Below are some records. Retype exactly the lines from the one containing "Emit a Python" through the one containing "import seaborn as sns", both included, skipping every picture.

• DATA PROVIDED
* * * *

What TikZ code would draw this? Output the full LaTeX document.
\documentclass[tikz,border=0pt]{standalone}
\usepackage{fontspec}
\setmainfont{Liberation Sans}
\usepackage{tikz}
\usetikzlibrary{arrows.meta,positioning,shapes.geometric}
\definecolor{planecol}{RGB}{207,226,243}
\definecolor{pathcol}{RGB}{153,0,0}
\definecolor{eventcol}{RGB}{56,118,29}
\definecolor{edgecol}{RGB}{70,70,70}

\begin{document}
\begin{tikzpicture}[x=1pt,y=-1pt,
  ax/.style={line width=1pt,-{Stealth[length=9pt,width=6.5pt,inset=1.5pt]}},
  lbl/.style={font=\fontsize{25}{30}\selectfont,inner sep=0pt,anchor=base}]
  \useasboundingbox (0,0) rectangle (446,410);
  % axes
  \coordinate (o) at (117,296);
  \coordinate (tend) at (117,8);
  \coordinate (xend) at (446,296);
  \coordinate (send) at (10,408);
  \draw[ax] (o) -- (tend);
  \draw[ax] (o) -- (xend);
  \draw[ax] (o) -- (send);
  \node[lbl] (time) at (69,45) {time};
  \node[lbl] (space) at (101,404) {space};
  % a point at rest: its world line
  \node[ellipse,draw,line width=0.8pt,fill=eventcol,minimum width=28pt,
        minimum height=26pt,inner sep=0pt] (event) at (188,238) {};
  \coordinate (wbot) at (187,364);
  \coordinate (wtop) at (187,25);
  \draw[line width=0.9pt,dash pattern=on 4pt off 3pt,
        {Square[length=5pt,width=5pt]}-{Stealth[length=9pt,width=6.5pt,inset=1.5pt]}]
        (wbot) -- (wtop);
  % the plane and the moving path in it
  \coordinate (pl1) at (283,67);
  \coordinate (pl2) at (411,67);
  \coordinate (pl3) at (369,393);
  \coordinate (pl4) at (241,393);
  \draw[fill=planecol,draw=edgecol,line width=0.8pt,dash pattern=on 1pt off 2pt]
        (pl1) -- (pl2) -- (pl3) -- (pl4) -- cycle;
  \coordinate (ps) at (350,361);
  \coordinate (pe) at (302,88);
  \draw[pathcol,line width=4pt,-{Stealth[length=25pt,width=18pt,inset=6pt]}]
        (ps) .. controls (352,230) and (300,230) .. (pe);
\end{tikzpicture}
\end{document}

* * * *

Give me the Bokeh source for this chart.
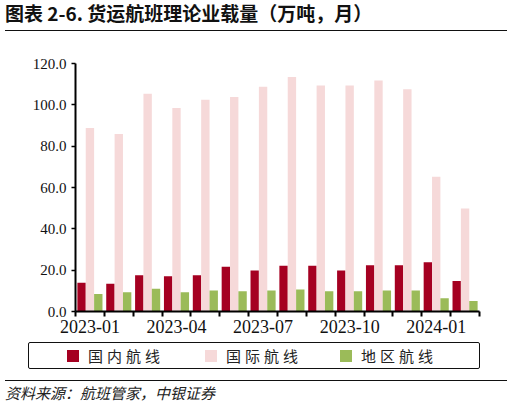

* * * *

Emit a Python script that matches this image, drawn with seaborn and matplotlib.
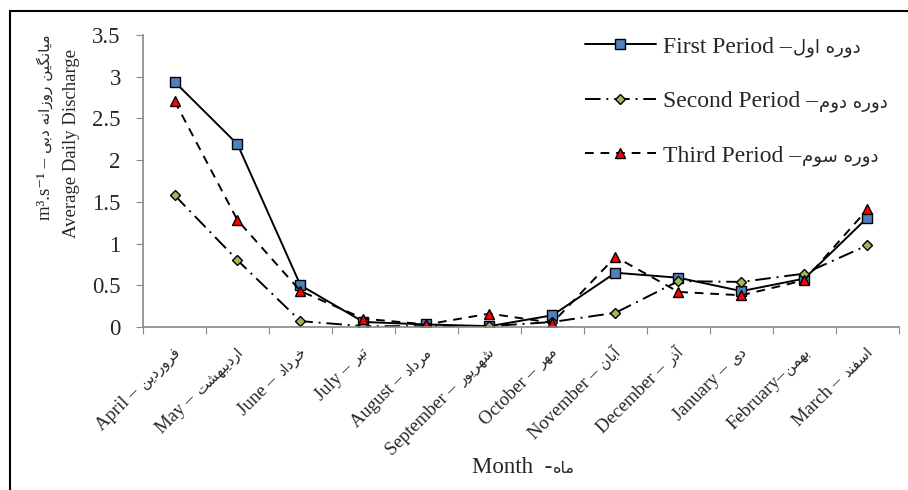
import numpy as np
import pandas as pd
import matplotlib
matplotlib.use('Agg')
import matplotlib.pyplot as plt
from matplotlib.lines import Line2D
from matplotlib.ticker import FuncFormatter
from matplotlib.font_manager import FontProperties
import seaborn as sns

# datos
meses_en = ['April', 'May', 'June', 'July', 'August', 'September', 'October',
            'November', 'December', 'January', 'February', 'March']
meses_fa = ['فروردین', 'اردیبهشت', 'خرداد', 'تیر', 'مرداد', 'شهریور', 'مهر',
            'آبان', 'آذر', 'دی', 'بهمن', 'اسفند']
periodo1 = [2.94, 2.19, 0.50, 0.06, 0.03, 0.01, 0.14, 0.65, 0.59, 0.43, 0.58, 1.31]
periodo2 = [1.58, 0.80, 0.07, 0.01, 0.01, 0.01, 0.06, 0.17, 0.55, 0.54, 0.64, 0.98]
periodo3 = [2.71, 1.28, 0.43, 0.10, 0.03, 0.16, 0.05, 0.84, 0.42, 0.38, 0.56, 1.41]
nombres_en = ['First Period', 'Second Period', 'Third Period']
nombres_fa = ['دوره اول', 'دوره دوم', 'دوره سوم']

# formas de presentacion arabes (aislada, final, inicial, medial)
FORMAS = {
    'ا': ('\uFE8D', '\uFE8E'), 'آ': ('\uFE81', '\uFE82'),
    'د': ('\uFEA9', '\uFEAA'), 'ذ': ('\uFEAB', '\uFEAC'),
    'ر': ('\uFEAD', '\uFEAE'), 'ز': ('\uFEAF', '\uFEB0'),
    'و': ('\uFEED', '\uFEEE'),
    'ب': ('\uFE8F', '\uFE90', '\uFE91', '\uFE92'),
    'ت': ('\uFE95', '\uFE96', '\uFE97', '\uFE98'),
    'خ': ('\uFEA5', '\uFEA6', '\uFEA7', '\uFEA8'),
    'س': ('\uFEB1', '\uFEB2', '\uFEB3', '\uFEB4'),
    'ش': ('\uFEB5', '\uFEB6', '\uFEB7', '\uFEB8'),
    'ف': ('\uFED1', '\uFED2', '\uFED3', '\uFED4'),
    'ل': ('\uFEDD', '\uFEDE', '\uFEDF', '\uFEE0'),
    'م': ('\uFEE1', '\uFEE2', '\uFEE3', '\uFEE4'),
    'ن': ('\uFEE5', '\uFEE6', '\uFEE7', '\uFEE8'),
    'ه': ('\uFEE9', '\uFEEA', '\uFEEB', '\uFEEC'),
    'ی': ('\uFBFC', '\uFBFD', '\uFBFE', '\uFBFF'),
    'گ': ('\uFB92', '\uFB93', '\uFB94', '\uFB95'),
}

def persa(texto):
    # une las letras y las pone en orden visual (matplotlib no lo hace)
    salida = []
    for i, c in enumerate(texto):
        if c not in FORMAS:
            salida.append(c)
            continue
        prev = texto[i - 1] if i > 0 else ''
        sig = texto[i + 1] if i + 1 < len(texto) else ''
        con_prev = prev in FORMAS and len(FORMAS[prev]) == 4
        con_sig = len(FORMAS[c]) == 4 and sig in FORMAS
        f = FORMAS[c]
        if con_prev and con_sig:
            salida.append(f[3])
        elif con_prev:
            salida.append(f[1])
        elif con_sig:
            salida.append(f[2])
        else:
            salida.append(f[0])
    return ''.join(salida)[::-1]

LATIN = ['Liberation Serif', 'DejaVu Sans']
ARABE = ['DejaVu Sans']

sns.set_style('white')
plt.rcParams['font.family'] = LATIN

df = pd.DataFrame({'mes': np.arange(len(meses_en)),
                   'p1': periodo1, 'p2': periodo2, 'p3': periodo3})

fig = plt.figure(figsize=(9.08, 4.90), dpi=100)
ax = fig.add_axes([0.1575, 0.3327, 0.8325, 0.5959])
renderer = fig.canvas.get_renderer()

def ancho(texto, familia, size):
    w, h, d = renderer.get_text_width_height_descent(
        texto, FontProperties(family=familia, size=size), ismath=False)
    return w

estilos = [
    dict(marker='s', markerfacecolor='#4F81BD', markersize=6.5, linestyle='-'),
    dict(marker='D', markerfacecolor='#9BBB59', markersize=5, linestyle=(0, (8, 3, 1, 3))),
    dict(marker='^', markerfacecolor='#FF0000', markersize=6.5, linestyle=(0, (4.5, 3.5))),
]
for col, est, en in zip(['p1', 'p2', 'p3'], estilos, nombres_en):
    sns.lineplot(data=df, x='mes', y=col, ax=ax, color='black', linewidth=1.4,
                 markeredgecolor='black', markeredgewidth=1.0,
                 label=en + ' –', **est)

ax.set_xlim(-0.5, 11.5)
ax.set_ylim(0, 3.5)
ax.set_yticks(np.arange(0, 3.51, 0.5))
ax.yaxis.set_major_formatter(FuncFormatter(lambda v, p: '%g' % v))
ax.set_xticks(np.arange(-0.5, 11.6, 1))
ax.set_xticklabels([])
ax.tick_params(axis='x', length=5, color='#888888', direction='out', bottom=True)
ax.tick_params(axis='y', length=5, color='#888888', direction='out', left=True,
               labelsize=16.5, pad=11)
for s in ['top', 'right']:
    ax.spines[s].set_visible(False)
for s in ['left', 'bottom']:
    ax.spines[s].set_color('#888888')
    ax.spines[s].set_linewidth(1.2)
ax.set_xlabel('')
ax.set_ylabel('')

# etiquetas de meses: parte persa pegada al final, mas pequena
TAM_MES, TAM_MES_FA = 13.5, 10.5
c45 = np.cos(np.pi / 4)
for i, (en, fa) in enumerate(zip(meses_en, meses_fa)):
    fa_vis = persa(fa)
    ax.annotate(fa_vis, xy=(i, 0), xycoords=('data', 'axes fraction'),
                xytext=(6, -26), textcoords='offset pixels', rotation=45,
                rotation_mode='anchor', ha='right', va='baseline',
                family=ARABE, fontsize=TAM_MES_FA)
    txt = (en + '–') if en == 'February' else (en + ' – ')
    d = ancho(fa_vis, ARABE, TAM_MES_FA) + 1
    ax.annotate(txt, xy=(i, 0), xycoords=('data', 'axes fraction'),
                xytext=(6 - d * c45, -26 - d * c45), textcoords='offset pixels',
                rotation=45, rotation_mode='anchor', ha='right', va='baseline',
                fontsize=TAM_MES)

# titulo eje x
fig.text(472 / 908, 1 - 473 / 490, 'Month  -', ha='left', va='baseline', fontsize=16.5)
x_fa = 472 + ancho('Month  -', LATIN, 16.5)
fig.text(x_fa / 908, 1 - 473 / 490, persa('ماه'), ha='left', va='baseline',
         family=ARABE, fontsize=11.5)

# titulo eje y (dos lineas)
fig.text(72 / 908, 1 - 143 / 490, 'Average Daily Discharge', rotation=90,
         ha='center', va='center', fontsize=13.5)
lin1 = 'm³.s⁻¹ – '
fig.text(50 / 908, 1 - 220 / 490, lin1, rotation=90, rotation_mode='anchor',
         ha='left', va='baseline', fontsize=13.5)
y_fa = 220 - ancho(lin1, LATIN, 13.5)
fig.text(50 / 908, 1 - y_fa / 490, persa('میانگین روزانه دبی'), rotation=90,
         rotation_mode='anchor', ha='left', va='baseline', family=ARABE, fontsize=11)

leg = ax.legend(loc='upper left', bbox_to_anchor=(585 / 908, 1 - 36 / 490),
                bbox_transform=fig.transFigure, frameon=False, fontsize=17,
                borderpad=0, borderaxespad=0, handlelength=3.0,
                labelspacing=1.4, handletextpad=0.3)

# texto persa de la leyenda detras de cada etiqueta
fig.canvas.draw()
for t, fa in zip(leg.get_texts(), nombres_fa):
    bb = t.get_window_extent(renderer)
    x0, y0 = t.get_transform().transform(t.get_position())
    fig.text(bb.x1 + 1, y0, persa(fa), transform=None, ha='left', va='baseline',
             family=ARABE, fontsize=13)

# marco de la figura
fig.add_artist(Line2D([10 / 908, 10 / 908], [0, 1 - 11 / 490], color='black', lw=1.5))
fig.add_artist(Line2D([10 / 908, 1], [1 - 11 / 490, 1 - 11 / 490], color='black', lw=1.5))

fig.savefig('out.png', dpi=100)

* * * *

• OUTPUT FOR THIS TASK
Emit a Python script that matches this image, drawn with seaborn and matplotlib.
import numpy as np
import pandas as pd
import matplotlib
matplotlib.use('Agg')
import matplotlib.pyplot as plt
from matplotlib.lines import Line2D
from matplotlib.ticker import FuncFormatter
from matplotlib.font_manager import FontProperties
import seaborn as sns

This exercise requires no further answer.